Broadway Star Marin Mazzie, 57, Dies Three Years After Being Diagnosed With Ovarian Cancer
The three-time Tony Award nominee died surrounded by friends and family on Sept. 13.
Marin Mazzie, the three-time Tony Award nominee best known for her roles in Ragtime and Passion, died Thursday morning after suffering from ovarian cancer for three years. She was 57.
The Illinois native had recently been inducted into the Theater Hall of Fame in November 2017, alongside Audra McDonald and Matthew Broderick, according to Playbill. She had also starred in the Lincoln Center Theater’s revival of The King and I, playing the role of Anna Leonowens during spring 2016, which was reportedly her final Broadway appearance.
Mazzie’s publicist, Kim Correro, released a statement to PEOPLE on Thursday confirming the sad news.
“Incredible human being, loving wife, dedicated family member, devoted friend and Broadway star, Marin Mazzie passed away this morning at 10:10am in the comfort of her New York City apartment surrounded by family and close friends,” Correro shared.
According to Correro, Mazzie was diagnosed with Stage IV ovarian cancer in May 2015.
“Over that time, while fighting her own fight, she took it upon herself to help spread awareness of Ovarian Cancer, and to help find an early detection for the disease, of which, currently, there is none,” Correro wrote.
Mazzie began her career with off-broadway productions and in 1985, made her Broadway debut in Big River, Playbill reports.
Her big voice and natural stage presence quickly advanced her career, as her personal website indicates, leading her to play Rapunzel in 1987 during the original Broadway run of Into the Woods. Soon after, Mazzie earned her first Tony Award nomination for her role as Clara in Stephen Sondheim’s 1994 musical, Passion.
She then went on to star in Ragtime and Kiss Me, Kate, earning two more Tony nominations in the process. Her performance in Kiss Me, Kate also won her a 2000 Outer Critics Circle Award.
Over the years, as Mazzie’s long list of Broadway credits grew, so did her accolades, earning two Outer Critics Circle Awards and multiple Drama Desk, Drama League, and Olivier Award nominations.
In 1996, during a production of The Trojan Women: A Love Story, Mazzie met fellow actor Jason Danieley, who would eventually become her husband. The pair married a year later and have since been inseparable, often performing at cabaret concerts across the nation together.
Throughout 2015, Mazzie reportedly was treated at the Memorial Sloan-Kettering hospital in New York, where she received surgery and months of chemotherapy. According to Playbill, in January 2016, Mazzie had announced that she had beaten the disease.

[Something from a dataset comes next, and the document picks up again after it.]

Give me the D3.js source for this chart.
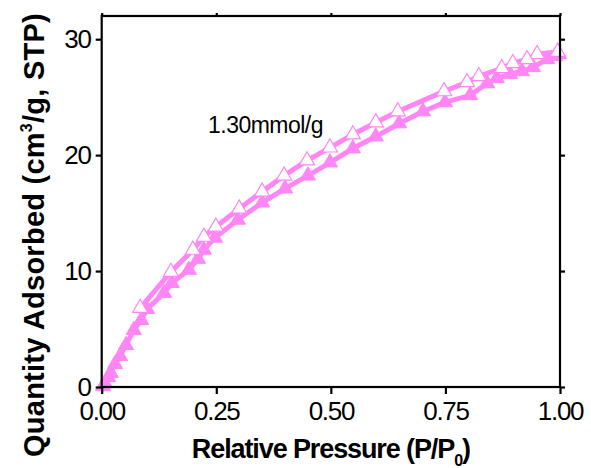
<!DOCTYPE html>
<html><head><meta charset="utf-8">
<script src="https://cdn.jsdelivr.net/npm/d3@7"></script>
<style>body{margin:0;background:#fff}svg{display:block}text{font-family:"Liberation Sans",Arial,sans-serif}</style>
</head><body><svg id="c" width="591" height="468"></svg>
<script>
const adsP = [0.003,0.007,0.014,0.020,0.029,0.040,0.053,0.070,0.086,0.099,0.136,0.153,0.190,0.210,0.223,0.247,0.297,0.350,0.400,0.450,0.498,0.548,0.598,0.649,0.701,0.749,0.804,0.841,0.862,0.891,0.917,0.941,0.972,0.989,0.998];
const adsQ = [0.06,0.32,0.84,1.19,1.97,2.66,3.61,4.91,5.77,6.72,8.11,8.97,10.10,11.05,11.83,12.87,14.42,15.90,17.11,18.23,19.36,20.57,21.60,22.73,23.77,24.55,25.16,26.19,26.63,26.98,27.23,27.58,28.27,28.53,28.70];
const desP = [0.995,0.950,0.928,0.897,0.873,0.823,0.797,0.747,0.646,0.598,0.548,0.498,0.448,0.398,0.350,0.300,0.249,0.223,0.199,0.151,0.084];
const desQ = [28.90,28.70,28.27,27.92,27.49,26.80,26.28,25.50,23.77,22.82,21.78,20.65,19.53,18.23,16.85,15.38,13.82,12.95,11.83,9.92,6.81];
const xTicks = [0, 0.25, 0.5, 0.75, 1.0];
const yTicks = [0, 10, 20, 30];
const label = "1.30mmol/g";

const svg = d3.select("#c");
const L = 101.7, R = 560, T = 16, B = 387;
const x = d3.scaleLinear().domain([0, 1]).range([L, R]);
const y = d3.scaleLinear().domain([0, 32]).range([B, T]);
const pink = "#ff86f4";

function fitWidth(sel, target) {
  const n = sel.text().length;
  const w = sel.node().getBBox().width;
  sel.attr("letter-spacing", (target - w) / n);
}

// curves
const ads = adsP.map((p, i) => [p, adsQ[i]]);
const des = desP.map((p, i) => [p, desQ[i]]);
const line = d3.line().x(d => x(d[0])).y(d => y(d[1]));
svg.append("path").datum(ads).attr("d", line).attr("fill", "none").attr("stroke", pink).attr("stroke-width", 5);
svg.append("path").datum(des).attr("d", line).attr("fill", "none").attr("stroke", pink).attr("stroke-width", 5);

const tri = d3.symbol().type(d3.symbolTriangle).size(100);
svg.append("g").selectAll("path").data(ads).join("path")
  .attr("transform", d => `translate(${x(d[0])},${y(d[1])})`)
  .attr("d", tri).attr("fill", pink).attr("stroke", pink).attr("stroke-width", 1);
svg.append("g").selectAll("path").data(des).join("path")
  .attr("transform", d => `translate(${x(d[0])},${y(d[1])})`)
  .attr("d", tri).attr("fill", "#fff").attr("stroke", pink).attr("stroke-width", 1.2);

// frame
svg.append("rect").attr("x", L).attr("y", T).attr("width", R - L).attr("height", B - T)
  .attr("fill", "none").attr("stroke", "#000").attr("stroke-width", 2.2);

const gx = svg.append("g").attr("transform", `translate(0,${B})`)
  .call(d3.axisBottom(x).tickValues(xTicks).tickSize(7).tickPadding(8).tickFormat(d3.format(".2f")));
const gy = svg.append("g").attr("transform", `translate(${L},0)`)
  .call(d3.axisLeft(y).tickValues(yTicks).tickSize(6).tickPadding(5).tickFormat(d3.format("d")));
const gt = svg.append("g").attr("transform", `translate(0,${T})`)
  .call(d3.axisTop(x).tickValues(xTicks).tickSize(3).tickFormat(""));
const gr = svg.append("g").attr("transform", `translate(${R},0)`)
  .call(d3.axisRight(y).tickValues(yTicks).tickSize(5).tickFormat(""));
[gx, gy, gt, gr].forEach(g => {
  g.select(".domain").remove();
  g.selectAll(".tick line").attr("stroke", "#000").attr("stroke-width", 2.2);
  g.selectAll("text").attr("fill", "#000").attr("font-size", 26)
    .attr("font-family", "'Liberation Sans', Arial, sans-serif");
});
gx.selectAll("text").attr("letter-spacing", -1.3);
gy.selectAll("text").attr("letter-spacing", -1.3);

const lt = svg.append("text").attr("x", 208).attr("y", 133).attr("font-size", 23)
  .attr("fill", "#000").text(label);
fitWidth(lt, 115);

// axis titles
const xt = svg.append("text").attr("x", (L + R) / 2).attr("y", 458).attr("text-anchor", "middle")
  .attr("font-size", 27).attr("font-weight", "bold").attr("fill", "#000");
xt.append("tspan").text("Relative Pressure (P/P");
xt.append("tspan").attr("font-size", 16).attr("dy", 8).text("0");
xt.append("tspan").attr("dy", -8).text(")");
fitWidth(xt, 278);

const yt = svg.append("text").attr("transform", `translate(44,235) rotate(-90)`)
  .attr("text-anchor", "middle").attr("font-size", 29).attr("font-weight", "bold").attr("fill", "#000");
yt.append("tspan").text("Quantity Adsorbed (cm");
yt.append("tspan").attr("font-size", 16).attr("dy", -12).text("3");
yt.append("tspan").attr("dy", 12).text("/g, STP)");
fitWidth(yt, 444);
</script></body></html>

One of her last on-stage appearances was earlier this year when she performed in Terrence McNally’s Fire and Air. She was also honored with the first Phyllis Newman Women’s Health Initiative “Dame” Award in 2016.
Following her passing on Thursday, the Broadway community, including Frozen star Patti Murin and stage veteran Harvey Fierstein, expressed their condolences on social media and remembered Mazzie to be a “bright shining light” and “beautiful, brave, and inspiring.”
In July 2017, Mazzie told The New York Times that her singing career — which she referred to as “healing” — helped her deal with her cancer diagnosis.
“Singing involves the interconnection of mind and body. It has always been healing for me,” she explained to the publication. “It makes me feel extremely alive, whether I am playing a character or in concert. ‘Live in the moment’ or ‘life is a gift’: I always believed that, but never before felt the power of life and love, of an outpouring from my husband, family and community.”
A private gathering and a fuller Celebration of Life for Mazzie is in the works and expected to occur in the next few weeks.